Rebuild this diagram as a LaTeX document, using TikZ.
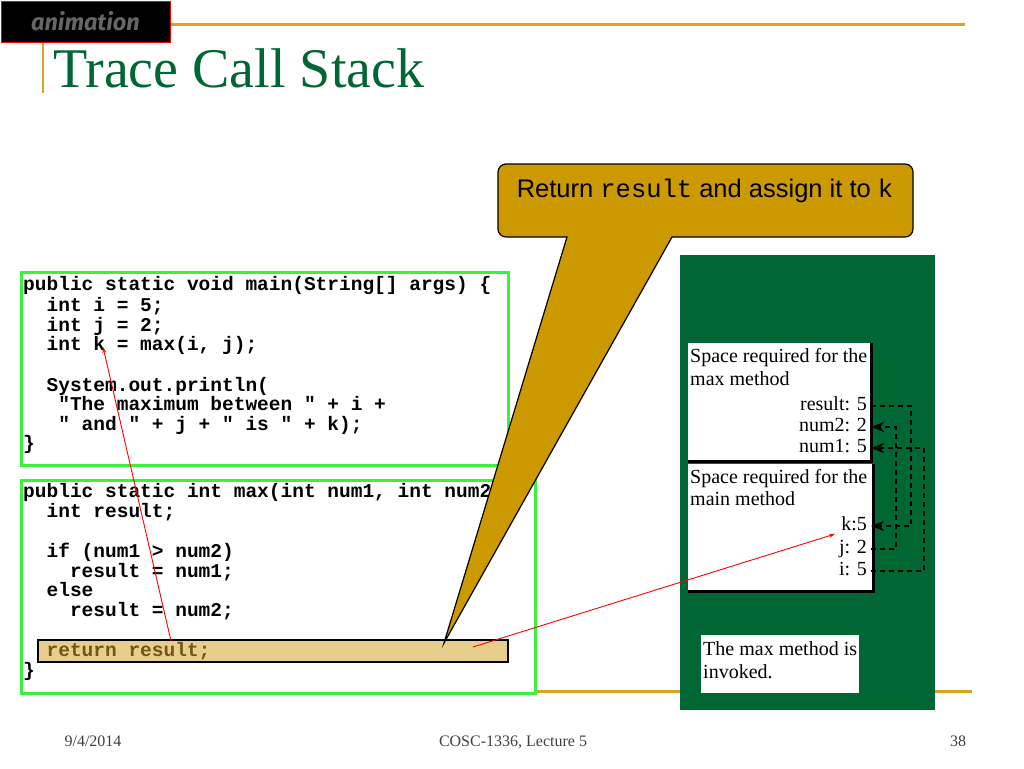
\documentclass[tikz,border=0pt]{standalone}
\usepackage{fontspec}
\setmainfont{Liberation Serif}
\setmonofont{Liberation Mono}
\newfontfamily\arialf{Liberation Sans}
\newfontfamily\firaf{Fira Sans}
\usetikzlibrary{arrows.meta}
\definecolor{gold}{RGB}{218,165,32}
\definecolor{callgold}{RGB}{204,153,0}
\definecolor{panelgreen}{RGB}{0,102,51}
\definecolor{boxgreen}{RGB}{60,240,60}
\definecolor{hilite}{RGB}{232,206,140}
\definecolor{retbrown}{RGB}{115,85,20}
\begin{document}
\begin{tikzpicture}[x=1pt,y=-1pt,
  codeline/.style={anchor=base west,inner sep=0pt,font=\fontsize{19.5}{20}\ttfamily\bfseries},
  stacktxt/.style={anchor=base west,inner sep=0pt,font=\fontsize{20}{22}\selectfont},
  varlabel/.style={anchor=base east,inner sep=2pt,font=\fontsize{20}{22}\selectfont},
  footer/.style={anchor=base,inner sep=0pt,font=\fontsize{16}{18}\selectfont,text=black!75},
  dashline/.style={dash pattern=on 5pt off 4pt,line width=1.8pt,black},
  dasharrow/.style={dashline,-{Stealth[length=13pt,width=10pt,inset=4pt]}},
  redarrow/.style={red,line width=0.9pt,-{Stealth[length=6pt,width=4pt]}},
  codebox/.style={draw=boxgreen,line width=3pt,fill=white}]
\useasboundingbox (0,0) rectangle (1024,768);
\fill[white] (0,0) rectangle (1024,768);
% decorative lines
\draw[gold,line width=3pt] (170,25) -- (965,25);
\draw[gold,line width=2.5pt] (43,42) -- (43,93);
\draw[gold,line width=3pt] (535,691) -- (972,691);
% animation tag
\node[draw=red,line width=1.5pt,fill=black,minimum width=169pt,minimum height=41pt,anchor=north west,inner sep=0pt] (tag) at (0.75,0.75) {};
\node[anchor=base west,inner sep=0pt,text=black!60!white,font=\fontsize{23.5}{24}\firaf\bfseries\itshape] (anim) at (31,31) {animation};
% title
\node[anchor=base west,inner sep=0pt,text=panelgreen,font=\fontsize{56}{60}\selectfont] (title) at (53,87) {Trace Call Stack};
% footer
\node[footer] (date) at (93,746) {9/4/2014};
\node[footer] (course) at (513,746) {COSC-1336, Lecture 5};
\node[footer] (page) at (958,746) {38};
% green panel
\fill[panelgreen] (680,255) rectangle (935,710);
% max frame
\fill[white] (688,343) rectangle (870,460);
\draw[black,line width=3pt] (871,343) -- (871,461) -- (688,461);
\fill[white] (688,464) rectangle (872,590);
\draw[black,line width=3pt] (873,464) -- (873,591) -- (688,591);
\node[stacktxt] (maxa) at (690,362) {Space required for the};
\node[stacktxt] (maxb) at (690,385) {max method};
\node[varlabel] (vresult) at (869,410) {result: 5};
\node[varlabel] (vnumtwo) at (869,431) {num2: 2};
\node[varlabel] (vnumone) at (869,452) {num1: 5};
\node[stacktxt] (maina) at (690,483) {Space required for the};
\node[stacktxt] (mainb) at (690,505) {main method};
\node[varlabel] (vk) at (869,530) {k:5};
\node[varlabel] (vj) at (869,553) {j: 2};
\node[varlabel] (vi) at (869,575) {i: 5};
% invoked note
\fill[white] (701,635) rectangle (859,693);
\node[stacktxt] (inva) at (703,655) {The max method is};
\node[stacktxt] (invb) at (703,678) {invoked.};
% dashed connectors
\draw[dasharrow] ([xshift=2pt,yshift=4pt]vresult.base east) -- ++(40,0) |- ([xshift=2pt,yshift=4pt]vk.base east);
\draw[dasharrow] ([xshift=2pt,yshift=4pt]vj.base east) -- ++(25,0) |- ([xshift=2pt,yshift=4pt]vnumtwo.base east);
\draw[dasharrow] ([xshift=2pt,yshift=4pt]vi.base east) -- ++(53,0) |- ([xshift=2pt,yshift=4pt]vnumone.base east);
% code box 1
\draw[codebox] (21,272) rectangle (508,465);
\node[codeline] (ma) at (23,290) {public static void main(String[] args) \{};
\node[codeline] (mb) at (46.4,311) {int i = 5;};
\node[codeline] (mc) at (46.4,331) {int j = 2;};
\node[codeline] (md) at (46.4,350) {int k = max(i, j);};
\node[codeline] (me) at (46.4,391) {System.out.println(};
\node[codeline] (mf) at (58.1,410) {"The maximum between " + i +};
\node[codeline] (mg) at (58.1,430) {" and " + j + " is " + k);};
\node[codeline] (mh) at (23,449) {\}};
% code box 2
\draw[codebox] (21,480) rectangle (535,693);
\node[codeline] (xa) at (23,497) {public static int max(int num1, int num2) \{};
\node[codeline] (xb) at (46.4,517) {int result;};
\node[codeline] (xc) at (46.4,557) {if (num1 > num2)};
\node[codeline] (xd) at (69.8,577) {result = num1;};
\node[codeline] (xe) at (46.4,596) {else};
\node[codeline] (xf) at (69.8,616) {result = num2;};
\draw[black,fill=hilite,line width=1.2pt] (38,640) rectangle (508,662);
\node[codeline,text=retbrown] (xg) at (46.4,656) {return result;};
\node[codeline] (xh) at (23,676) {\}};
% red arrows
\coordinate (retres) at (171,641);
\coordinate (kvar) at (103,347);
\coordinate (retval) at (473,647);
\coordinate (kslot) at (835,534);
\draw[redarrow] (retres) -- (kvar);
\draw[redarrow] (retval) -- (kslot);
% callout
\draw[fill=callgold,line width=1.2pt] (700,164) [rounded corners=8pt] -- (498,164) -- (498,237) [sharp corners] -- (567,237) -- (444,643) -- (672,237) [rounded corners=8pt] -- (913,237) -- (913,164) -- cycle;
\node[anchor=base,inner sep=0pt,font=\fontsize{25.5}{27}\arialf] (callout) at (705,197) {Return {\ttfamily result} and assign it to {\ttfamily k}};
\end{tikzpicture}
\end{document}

────────────────────

## Brief
Restate the whole listing above exactly, please, omitting every image.

## Response for this exercise
Rebuild this diagram as a LaTeX document, using TikZ.
\documentclass[tikz,border=0pt]{standalone}
\usepackage{fontspec}
\setmainfont{Liberation Serif}
\setmonofont{Liberation Mono}
\newfontfamily\arialf{Liberation Sans}
\newfontfamily\firaf{Fira Sans}
\usetikzlibrary{arrows.meta}
\definecolor{gold}{RGB}{218,165,32}
\definecolor{callgold}{RGB}{204,153,0}
\definecolor{panelgreen}{RGB}{0,102,51}
\definecolor{boxgreen}{RGB}{60,240,60}
\definecolor{hilite}{RGB}{232,206,140}
\definecolor{retbrown}{RGB}{115,85,20}
\begin{document}
\begin{tikzpicture}[x=1pt,y=-1pt,
  codeline/.style={anchor=base west,inner sep=0pt,font=\fontsize{19.5}{20}\ttfamily\bfseries},
  stacktxt/.style={anchor=base west,inner sep=0pt,font=\fontsize{20}{22}\selectfont},
  varlabel/.style={anchor=base east,inner sep=2pt,font=\fontsize{20}{22}\selectfont},
  footer/.style={anchor=base,inner sep=0pt,font=\fontsize{16}{18}\selectfont,text=black!75},
  dashline/.style={dash pattern=on 5pt off 4pt,line width=1.8pt,black},
  dasharrow/.style={dashline,-{Stealth[length=13pt,width=10pt,inset=4pt]}},
  redarrow/.style={red,line width=0.9pt,-{Stealth[length=6pt,width=4pt]}},
  codebox/.style={draw=boxgreen,line width=3pt,fill=white}]
\useasboundingbox (0,0) rectangle (1024,768);
\fill[white] (0,0) rectangle (1024,768);
% decorative lines
\draw[gold,line width=3pt] (170,25) -- (965,25);
\draw[gold,line width=2.5pt] (43,42) -- (43,93);
\draw[gold,line width=3pt] (535,691) -- (972,691);
% animation tag
\node[draw=red,line width=1.5pt,fill=black,minimum width=169pt,minimum height=41pt,anchor=north west,inner sep=0pt] (tag) at (0.75,0.75) {};
\node[anchor=base west,inner sep=0pt,text=black!60!white,font=\fontsize{23.5}{24}\firaf\bfseries\itshape] (anim) at (31,31) {animation};
% title
\node[anchor=base west,inner sep=0pt,text=panelgreen,font=\fontsize{56}{60}\selectfont] (title) at (53,87) {Trace Call Stack};
% footer
\node[footer] (date) at (93,746) {9/4/2014};
\node[footer] (course) at (513,746) {COSC-1336, Lecture 5};
\node[footer] (page) at (958,746) {38};
% green panel
\fill[panelgreen] (680,255) rectangle (935,710);
% max frame
\fill[white] (688,343) rectangle (870,460);
\draw[black,line width=3pt] (871,343) -- (871,461) -- (688,461);
\fill[white] (688,464) rectangle (872,590);
\draw[black,line width=3pt] (873,464) -- (873,591) -- (688,591);
\node[stacktxt] (maxa) at (690,362) {Space required for the};
\node[stacktxt] (maxb) at (690,385) {max method};
\node[varlabel] (vresult) at (869,410) {result: 5};
\node[varlabel] (vnumtwo) at (869,431) {num2: 2};
\node[varlabel] (vnumone) at (869,452) {num1: 5};
\node[stacktxt] (maina) at (690,483) {Space required for the};
\node[stacktxt] (mainb) at (690,505) {main method};
\node[varlabel] (vk) at (869,530) {k:5};
\node[varlabel] (vj) at (869,553) {j: 2};
\node[varlabel] (vi) at (869,575) {i: 5};
% invoked note
\fill[white] (701,635) rectangle (859,693);
\node[stacktxt] (inva) at (703,655) {The max method is};
\node[stacktxt] (invb) at (703,678) {invoked.};
% dashed connectors
\draw[dasharrow] ([xshift=2pt,yshift=4pt]vresult.base east) -- ++(40,0) |- ([xshift=2pt,yshift=4pt]vk.base east);
\draw[dasharrow] ([xshift=2pt,yshift=4pt]vj.base east) -- ++(25,0) |- ([xshift=2pt,yshift=4pt]vnumtwo.base east);
\draw[dasharrow] ([xshift=2pt,yshift=4pt]vi.base east) -- ++(53,0) |- ([xshift=2pt,yshift=4pt]vnumone.base east);
% code box 1
\draw[codebox] (21,272) rectangle (508,465);
\node[codeline] (ma) at (23,290) {public static void main(String[] args) \{};
\node[codeline] (mb) at (46.4,311) {int i = 5;};
\node[codeline] (mc) at (46.4,331) {int j = 2;};
\node[codeline] (md) at (46.4,350) {int k = max(i, j);};
\node[codeline] (me) at (46.4,391) {System.out.println(};
\node[codeline] (mf) at (58.1,410) {"The maximum between " + i +};
\node[codeline] (mg) at (58.1,430) {" and " + j + " is " + k);};
\node[codeline] (mh) at (23,449) {\}};
% code box 2
\draw[codebox] (21,480) rectangle (535,693);
\node[codeline] (xa) at (23,497) {public static int max(int num1, int num2) \{};
\node[codeline] (xb) at (46.4,517) {int result;};
\node[codeline] (xc) at (46.4,557) {if (num1 > num2)};
\node[codeline] (xd) at (69.8,577) {result = num1;};
\node[codeline] (xe) at (46.4,596) {else};
\node[codeline] (xf) at (69.8,616) {result = num2;};
\draw[black,fill=hilite,line width=1.2pt] (38,640) rectangle (508,662);
\node[codeline,text=retbrown] (xg) at (46.4,656) {return result;};
\node[codeline] (xh) at (23,676) {\}};
% red arrows
\coordinate (retres) at (171,641);
\coordinate (kvar) at (103,347);
\coordinate (retval) at (473,647);
\coordinate (kslot) at (835,534);
\draw[redarrow] (retres) -- (kvar);
\draw[redarrow] (retval) -- (kslot);
% callout
\draw[fill=callgold,line width=1.2pt] (700,164) [rounded corners=8pt] -- (498,164) -- (498,237) [sharp corners] -- (567,237) -- (444,643) -- (672,237) [rounded corners=8pt] -- (913,237) -- (913,164) -- cycle;
\node[anchor=base,inner sep=0pt,font=\fontsize{25.5}{27}\arialf] (callout) at (705,197) {Return {\ttfamily result} and assign it to {\ttfamily k}};
\end{tikzpicture}
\end{document}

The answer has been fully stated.